WORK TO DO >>
Select the lines that hold the word "document" and copy each one.

MATERIAL TO PROCESS >>
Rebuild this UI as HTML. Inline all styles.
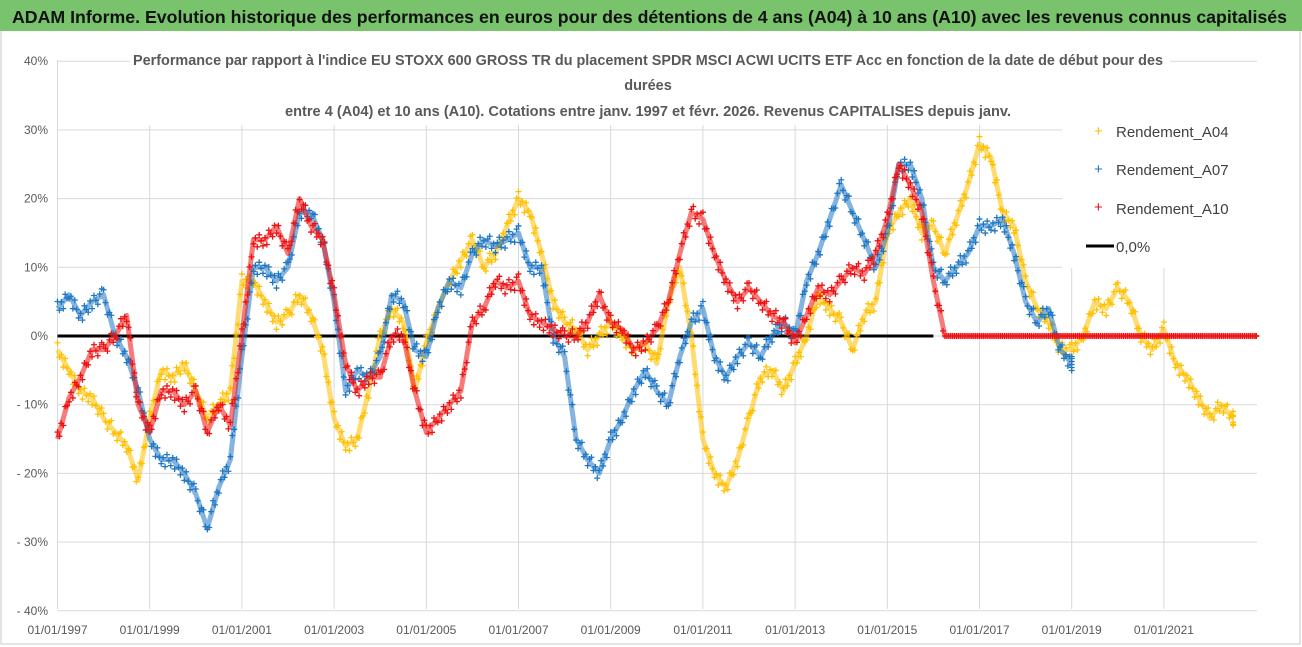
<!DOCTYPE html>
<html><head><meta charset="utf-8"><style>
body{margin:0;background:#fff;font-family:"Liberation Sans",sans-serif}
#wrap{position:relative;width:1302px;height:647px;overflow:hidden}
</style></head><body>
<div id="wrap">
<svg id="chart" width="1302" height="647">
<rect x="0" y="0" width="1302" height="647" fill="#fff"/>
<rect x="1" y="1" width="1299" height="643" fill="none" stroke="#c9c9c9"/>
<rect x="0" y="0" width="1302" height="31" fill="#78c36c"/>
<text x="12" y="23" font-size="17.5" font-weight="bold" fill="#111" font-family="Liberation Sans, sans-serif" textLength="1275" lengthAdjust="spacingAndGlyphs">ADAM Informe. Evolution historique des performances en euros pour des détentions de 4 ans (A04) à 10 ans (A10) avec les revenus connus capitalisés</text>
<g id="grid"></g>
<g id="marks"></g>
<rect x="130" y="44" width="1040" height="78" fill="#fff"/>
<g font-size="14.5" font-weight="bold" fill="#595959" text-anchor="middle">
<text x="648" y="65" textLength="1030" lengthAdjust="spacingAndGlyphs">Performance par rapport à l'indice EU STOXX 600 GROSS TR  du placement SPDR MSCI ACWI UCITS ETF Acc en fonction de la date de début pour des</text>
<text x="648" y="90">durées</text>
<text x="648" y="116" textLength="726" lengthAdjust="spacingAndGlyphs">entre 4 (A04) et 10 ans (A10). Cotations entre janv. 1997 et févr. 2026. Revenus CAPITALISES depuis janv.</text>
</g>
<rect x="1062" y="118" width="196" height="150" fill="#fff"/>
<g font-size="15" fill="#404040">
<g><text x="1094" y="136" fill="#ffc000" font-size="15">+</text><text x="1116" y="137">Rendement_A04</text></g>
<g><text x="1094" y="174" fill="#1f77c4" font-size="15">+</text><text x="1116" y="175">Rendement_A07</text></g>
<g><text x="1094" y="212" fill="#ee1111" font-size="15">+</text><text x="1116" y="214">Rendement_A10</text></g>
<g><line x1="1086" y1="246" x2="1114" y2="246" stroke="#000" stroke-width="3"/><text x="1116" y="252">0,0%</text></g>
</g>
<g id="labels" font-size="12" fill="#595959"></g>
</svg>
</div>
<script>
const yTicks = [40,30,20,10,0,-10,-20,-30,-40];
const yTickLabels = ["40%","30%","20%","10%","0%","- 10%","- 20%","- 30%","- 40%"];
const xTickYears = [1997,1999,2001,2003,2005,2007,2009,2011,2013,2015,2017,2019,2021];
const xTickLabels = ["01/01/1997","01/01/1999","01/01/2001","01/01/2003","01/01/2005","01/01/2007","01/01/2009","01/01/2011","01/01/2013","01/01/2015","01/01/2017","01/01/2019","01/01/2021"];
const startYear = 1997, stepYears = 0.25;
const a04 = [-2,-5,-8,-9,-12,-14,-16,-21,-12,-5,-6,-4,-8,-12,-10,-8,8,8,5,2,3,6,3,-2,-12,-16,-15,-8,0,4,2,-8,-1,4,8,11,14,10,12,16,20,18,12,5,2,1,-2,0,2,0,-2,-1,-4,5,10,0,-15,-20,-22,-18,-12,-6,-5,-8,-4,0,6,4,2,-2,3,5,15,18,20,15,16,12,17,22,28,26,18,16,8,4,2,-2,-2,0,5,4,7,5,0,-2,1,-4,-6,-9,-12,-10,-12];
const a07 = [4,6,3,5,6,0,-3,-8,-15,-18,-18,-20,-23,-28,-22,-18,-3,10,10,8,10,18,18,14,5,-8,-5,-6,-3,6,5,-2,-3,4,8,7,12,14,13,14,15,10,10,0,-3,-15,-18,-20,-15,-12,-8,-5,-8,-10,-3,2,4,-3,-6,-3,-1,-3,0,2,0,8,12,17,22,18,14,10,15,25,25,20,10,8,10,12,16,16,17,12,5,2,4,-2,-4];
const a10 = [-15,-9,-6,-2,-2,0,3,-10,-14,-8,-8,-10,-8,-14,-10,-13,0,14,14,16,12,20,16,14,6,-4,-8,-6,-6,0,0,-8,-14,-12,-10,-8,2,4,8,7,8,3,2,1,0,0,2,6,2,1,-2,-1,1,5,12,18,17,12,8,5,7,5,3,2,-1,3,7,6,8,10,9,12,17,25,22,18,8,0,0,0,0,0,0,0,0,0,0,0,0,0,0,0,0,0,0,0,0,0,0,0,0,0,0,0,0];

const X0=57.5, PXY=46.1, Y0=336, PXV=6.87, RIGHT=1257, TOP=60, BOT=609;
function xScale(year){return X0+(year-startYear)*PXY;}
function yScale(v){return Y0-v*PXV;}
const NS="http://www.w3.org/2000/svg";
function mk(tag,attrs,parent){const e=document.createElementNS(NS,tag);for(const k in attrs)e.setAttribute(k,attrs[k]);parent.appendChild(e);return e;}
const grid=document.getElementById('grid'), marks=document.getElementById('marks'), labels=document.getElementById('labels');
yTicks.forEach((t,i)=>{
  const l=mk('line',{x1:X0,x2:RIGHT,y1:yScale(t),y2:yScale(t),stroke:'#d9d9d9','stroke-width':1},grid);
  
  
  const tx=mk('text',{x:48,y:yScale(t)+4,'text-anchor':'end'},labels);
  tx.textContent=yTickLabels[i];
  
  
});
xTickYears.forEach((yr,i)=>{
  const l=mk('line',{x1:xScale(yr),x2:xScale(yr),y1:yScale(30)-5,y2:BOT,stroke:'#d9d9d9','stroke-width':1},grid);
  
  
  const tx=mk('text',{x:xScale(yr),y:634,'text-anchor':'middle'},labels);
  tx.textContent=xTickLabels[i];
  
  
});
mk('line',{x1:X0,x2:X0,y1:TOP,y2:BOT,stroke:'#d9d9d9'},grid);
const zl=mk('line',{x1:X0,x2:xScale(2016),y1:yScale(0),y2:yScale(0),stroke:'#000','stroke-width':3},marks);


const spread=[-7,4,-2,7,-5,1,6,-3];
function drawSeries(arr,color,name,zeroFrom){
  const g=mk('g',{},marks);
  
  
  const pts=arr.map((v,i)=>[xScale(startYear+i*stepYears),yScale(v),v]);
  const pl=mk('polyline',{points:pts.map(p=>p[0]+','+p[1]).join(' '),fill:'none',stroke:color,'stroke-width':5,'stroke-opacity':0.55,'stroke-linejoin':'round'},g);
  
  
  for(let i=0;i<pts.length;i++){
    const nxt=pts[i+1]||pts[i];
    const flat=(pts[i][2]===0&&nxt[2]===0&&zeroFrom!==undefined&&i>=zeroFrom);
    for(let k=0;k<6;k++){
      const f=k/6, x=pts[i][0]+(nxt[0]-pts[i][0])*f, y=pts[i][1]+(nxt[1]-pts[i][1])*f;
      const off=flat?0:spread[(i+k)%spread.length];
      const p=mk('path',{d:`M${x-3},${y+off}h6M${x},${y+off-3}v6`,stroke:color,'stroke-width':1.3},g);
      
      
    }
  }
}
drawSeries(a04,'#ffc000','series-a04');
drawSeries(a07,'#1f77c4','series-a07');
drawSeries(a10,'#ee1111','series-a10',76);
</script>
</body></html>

* * *

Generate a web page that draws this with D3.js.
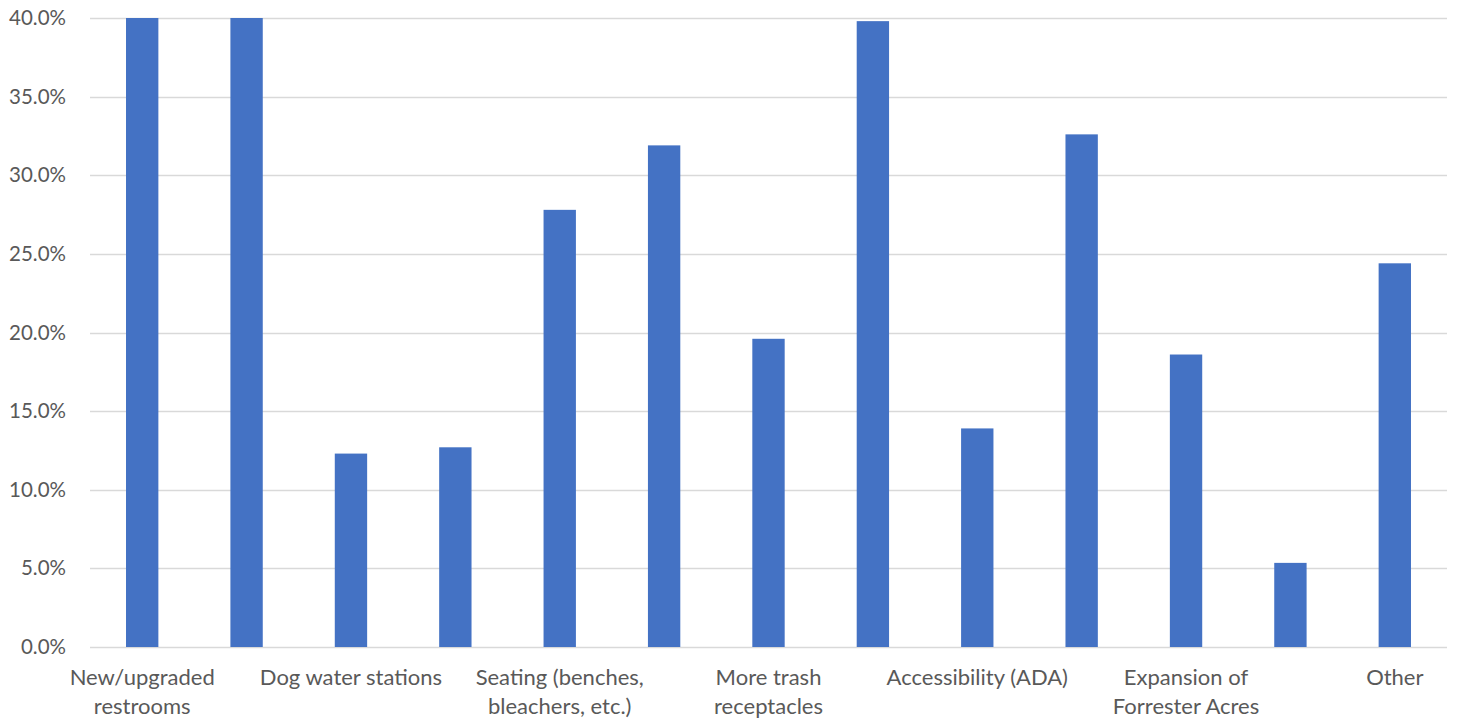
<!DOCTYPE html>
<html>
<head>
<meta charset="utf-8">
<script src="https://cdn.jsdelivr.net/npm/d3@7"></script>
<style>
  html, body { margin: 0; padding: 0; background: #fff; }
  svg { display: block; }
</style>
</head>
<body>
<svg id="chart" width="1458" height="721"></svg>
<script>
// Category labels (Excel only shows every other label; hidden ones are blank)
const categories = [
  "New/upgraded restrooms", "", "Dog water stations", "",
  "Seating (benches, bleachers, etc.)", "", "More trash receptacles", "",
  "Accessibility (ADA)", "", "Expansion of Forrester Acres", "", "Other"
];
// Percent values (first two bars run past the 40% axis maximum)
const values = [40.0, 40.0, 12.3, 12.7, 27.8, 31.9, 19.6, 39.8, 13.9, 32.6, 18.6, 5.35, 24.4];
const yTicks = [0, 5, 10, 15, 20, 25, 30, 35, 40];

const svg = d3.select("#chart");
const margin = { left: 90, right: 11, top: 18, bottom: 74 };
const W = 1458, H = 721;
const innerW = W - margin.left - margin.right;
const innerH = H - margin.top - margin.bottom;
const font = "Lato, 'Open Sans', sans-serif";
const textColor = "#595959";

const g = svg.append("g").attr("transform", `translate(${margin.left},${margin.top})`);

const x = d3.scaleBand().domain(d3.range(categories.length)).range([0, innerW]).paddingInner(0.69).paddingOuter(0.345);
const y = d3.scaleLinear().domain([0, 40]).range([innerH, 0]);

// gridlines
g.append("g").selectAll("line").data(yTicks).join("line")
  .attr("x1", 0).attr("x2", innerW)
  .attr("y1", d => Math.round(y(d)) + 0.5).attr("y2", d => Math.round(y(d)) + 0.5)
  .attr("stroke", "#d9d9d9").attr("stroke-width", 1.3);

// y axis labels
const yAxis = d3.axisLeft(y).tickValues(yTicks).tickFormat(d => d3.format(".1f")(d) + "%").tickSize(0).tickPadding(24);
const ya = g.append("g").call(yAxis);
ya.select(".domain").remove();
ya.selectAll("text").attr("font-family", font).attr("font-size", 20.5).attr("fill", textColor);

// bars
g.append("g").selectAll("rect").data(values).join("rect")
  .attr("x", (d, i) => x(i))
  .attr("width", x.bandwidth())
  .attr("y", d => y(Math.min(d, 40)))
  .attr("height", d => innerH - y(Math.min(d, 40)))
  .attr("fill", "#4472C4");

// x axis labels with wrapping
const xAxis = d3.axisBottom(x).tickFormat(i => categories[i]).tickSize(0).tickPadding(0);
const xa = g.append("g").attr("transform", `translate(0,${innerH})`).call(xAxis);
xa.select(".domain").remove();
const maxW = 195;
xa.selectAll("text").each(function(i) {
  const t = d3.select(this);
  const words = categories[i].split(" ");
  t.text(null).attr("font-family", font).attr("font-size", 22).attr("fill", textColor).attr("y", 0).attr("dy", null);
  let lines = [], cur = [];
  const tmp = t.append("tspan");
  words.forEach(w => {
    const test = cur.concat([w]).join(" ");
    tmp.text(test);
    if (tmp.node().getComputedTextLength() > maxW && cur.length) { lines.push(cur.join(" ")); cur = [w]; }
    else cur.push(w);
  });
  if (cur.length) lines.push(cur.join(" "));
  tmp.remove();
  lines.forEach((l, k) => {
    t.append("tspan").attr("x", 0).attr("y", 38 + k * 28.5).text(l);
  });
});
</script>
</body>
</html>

---

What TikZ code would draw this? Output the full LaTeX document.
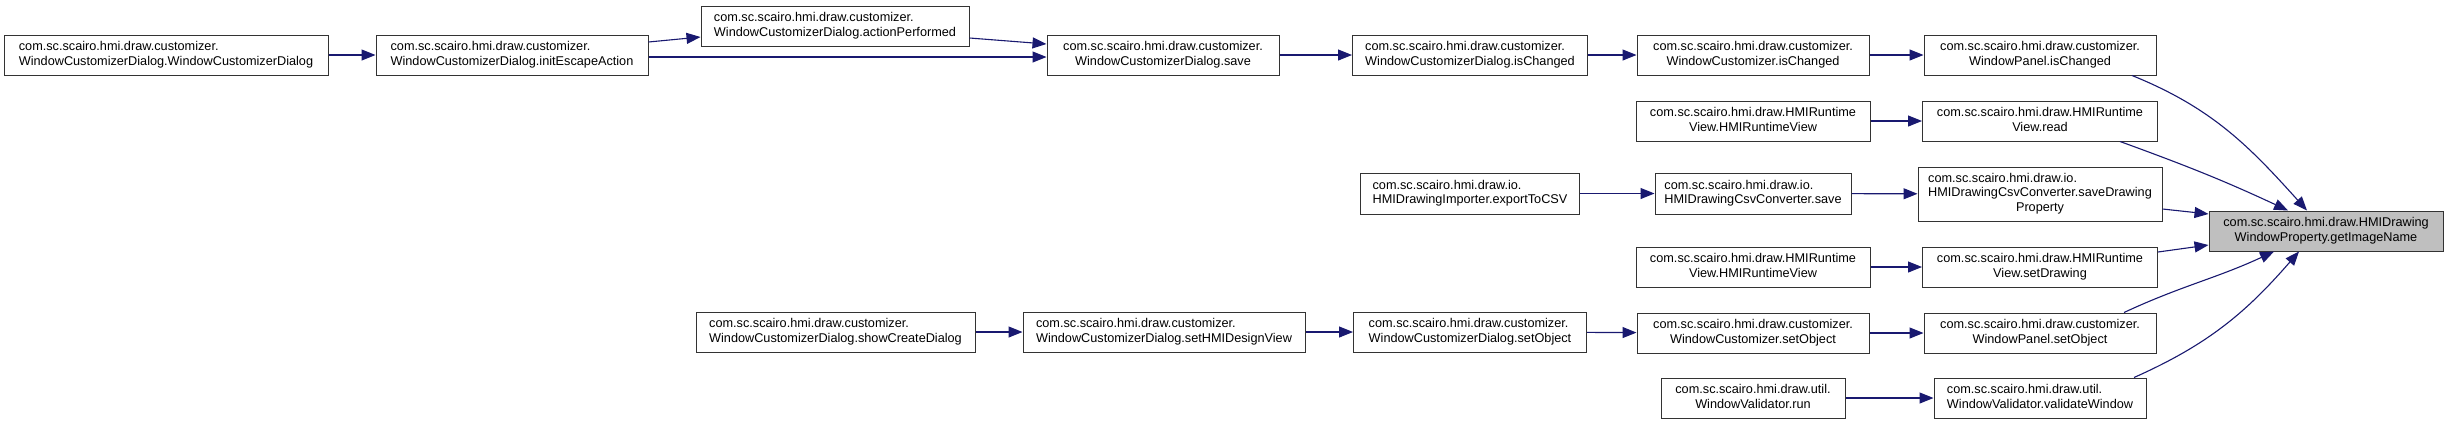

FULL OUTPUT >>
function mk(tag,attrs,parent){const e=document.createElementNS(NS,tag);for(const k in attrs)e.setAttribute(k,attrs[k]);parent.appendChild(e);return e;}
const grid=document.getElementById('grid'), marks=document.getElementById('marks'), labels=document.getElementById('labels');
What TikZ code would draw this? Output the full LaTeX document.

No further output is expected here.